Netflix This: ‘Goon’By
It’s a shame it took me so long to get around to seeing Goon — it was on my must see list for far too long. Now that I’ve seen it, and loved it, a post recommending others check it out on Netflix is a must.
The film stars Seann William Scott as a bouncer at a bar named Doug Glatt, a brute built for fighting. Despite never strapping on skates, he’s recruited to play hockey based solely on his ability to win any fist fight. His hard work to improve as a player and unscathed record in hockey fights gives his woeful semi-pro team a lift — they gel and start winning some games. This story is painfully violent, hilarious at times, but deeply emotional in the film’s crowning moments.

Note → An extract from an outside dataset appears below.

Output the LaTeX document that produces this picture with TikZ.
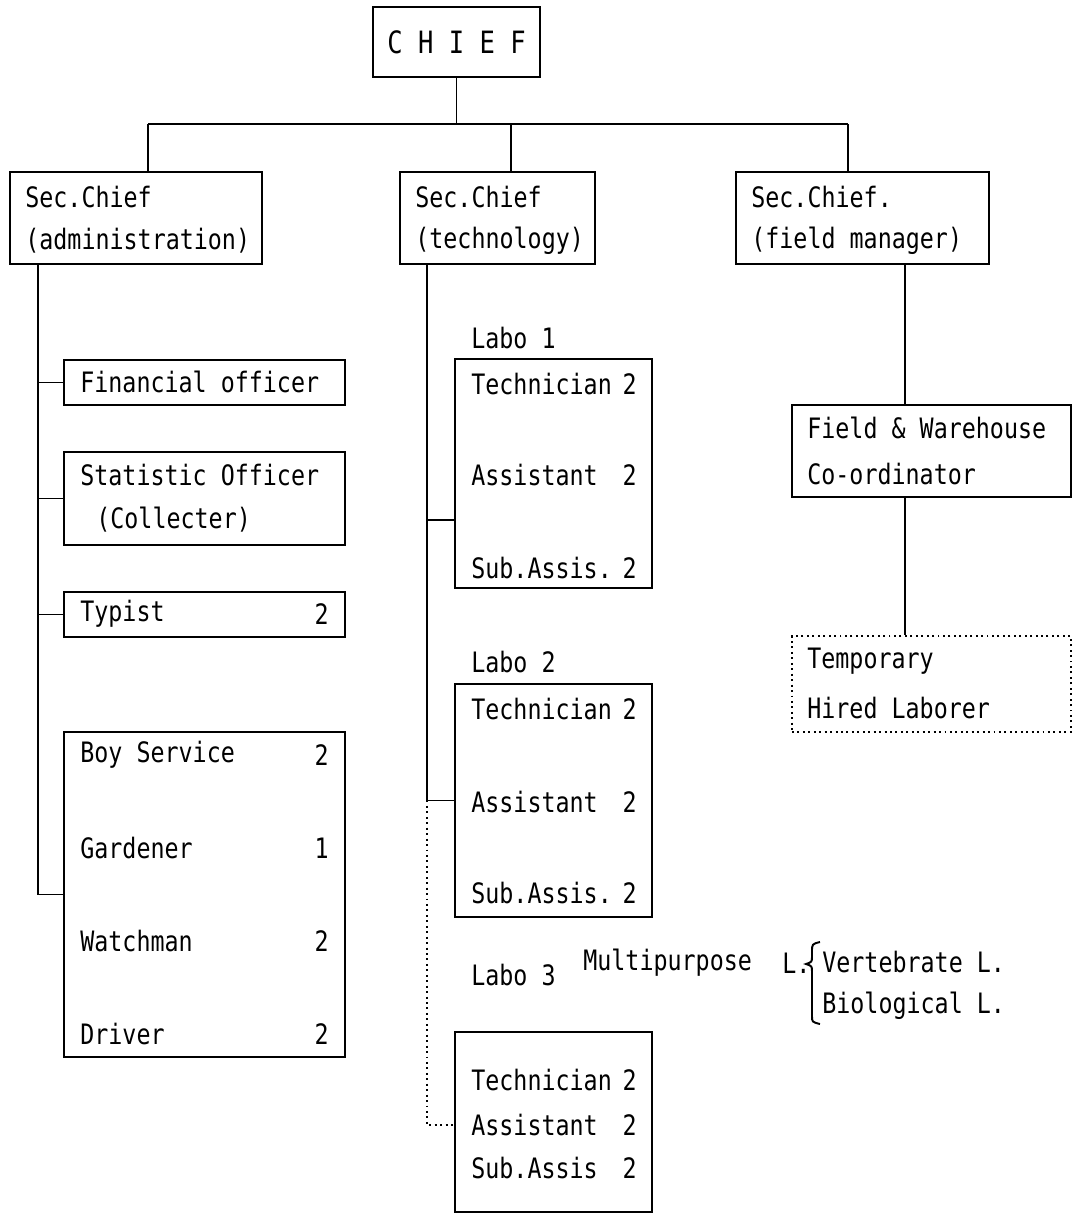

Doug is heralded as the next ‘king of the hockey fight’ as the long brutal career of Ross Rhea, played masterfully by Liev Schreiber, is coming to an end. The film teases at their eventual and inevitable duel of fists, and even better, builds on that until the gory climax. The hockey play in Goon isn’t going to wow anyone as being realistic, but the fighting definitely will.

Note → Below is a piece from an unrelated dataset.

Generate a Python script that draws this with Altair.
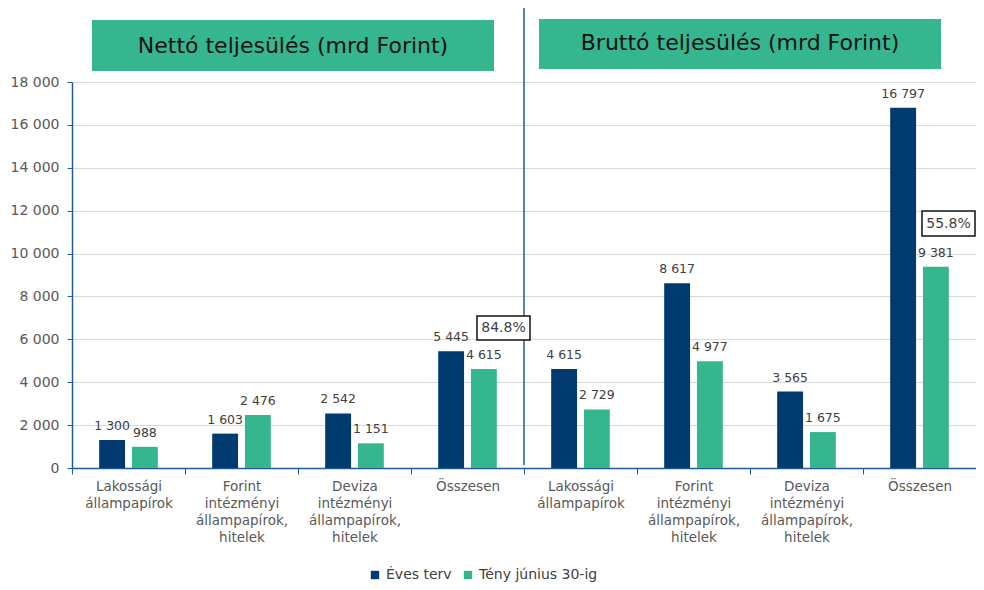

The best piece of this film is Seann William Scott. Most of us have seen him playing the raunchy ego-driven douche many times over the years. But here he plays a soft-spoken admirable guy looking to find his niche, something he is good at, something that will make his parents proud. This is no easy task as his father (Eugene Levy), mother, and brother are all doctors. They all expect him to have a prestigious profession. But the thing is, Doug isn’t very smart. He struggles greatly with the burden of expectations his family has and their lack of acceptance for his new found career as a hockey fighter. Watching Seann William Scott act like a dim-witted beast with a huge heart is touching — this is, in my opinion, the best role of his career (sorry Stifler).
Goon on the production scale is a work to admire as well — the direction, the soundtrack, the choreography in the fights and some of the hockey sequences, the strength in the script, it’s all a plus. The film also has strong supporting performances from Jay Baruchel, Allison Pill, Kim Coates, and Marc-André Grondin. While I myself am not a big fan of Baruchel, he fit his very odd role very well as the number one cheerleader for Doug Glatt the hockey player.

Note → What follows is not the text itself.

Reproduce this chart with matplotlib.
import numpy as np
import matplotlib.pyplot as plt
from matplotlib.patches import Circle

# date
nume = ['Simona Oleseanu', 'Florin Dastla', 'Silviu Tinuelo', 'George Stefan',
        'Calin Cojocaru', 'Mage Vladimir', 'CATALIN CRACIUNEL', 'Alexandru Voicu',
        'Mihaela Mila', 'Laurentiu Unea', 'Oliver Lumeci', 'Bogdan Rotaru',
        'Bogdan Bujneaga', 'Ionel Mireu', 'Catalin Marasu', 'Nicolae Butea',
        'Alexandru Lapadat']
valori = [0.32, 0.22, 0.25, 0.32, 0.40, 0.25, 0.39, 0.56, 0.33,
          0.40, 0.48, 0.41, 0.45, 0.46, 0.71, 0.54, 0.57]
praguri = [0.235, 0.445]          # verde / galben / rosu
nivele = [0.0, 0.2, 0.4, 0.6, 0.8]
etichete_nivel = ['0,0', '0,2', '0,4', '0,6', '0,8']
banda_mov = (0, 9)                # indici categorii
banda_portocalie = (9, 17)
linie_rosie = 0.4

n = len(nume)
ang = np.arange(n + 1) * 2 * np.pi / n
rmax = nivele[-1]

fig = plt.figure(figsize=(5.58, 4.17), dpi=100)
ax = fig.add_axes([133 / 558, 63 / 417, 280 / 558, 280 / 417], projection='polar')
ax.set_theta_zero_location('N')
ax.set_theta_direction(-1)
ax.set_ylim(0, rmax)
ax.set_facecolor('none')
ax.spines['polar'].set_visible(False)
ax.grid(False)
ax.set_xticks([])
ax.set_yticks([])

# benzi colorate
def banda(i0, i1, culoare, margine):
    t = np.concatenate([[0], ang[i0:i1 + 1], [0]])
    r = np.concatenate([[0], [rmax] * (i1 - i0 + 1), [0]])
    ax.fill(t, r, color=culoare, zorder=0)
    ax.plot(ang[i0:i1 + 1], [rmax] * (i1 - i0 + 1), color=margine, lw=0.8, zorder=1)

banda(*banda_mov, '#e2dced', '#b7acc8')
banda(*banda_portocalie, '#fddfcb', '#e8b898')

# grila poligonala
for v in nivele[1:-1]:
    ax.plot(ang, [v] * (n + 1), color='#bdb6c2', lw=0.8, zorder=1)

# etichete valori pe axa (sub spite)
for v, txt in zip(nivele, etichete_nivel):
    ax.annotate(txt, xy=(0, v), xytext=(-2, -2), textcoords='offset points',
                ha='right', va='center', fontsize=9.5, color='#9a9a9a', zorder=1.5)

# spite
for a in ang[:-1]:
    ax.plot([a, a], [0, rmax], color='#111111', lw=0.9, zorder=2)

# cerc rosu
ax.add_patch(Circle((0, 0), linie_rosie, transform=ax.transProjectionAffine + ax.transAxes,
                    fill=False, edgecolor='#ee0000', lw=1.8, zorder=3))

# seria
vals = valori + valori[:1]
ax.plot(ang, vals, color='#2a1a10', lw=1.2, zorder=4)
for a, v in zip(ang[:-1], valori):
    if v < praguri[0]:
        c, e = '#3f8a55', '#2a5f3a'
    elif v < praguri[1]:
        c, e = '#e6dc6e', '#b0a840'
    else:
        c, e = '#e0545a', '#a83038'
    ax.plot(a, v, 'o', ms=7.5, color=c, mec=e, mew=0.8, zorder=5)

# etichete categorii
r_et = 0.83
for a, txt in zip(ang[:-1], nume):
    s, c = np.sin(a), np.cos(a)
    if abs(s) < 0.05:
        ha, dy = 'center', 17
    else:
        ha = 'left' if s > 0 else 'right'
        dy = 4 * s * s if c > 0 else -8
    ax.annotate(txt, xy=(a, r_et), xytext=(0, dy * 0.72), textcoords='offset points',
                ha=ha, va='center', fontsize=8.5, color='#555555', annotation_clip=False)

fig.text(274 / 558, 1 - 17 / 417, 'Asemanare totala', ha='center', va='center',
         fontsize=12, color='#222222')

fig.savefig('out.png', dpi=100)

Any hockey fan should make a date with Goon — as should anyone who has enjoyed a Seann William Scott character before (Role Models, Road Trip come to mind). The film perfectly balances the painful, the funny and the heartfelt moments. Goon is a film I need to see again, so I can soak up all the oddities from Doug Glatt and enjoy watching him discover his calling as a hockey enforcer.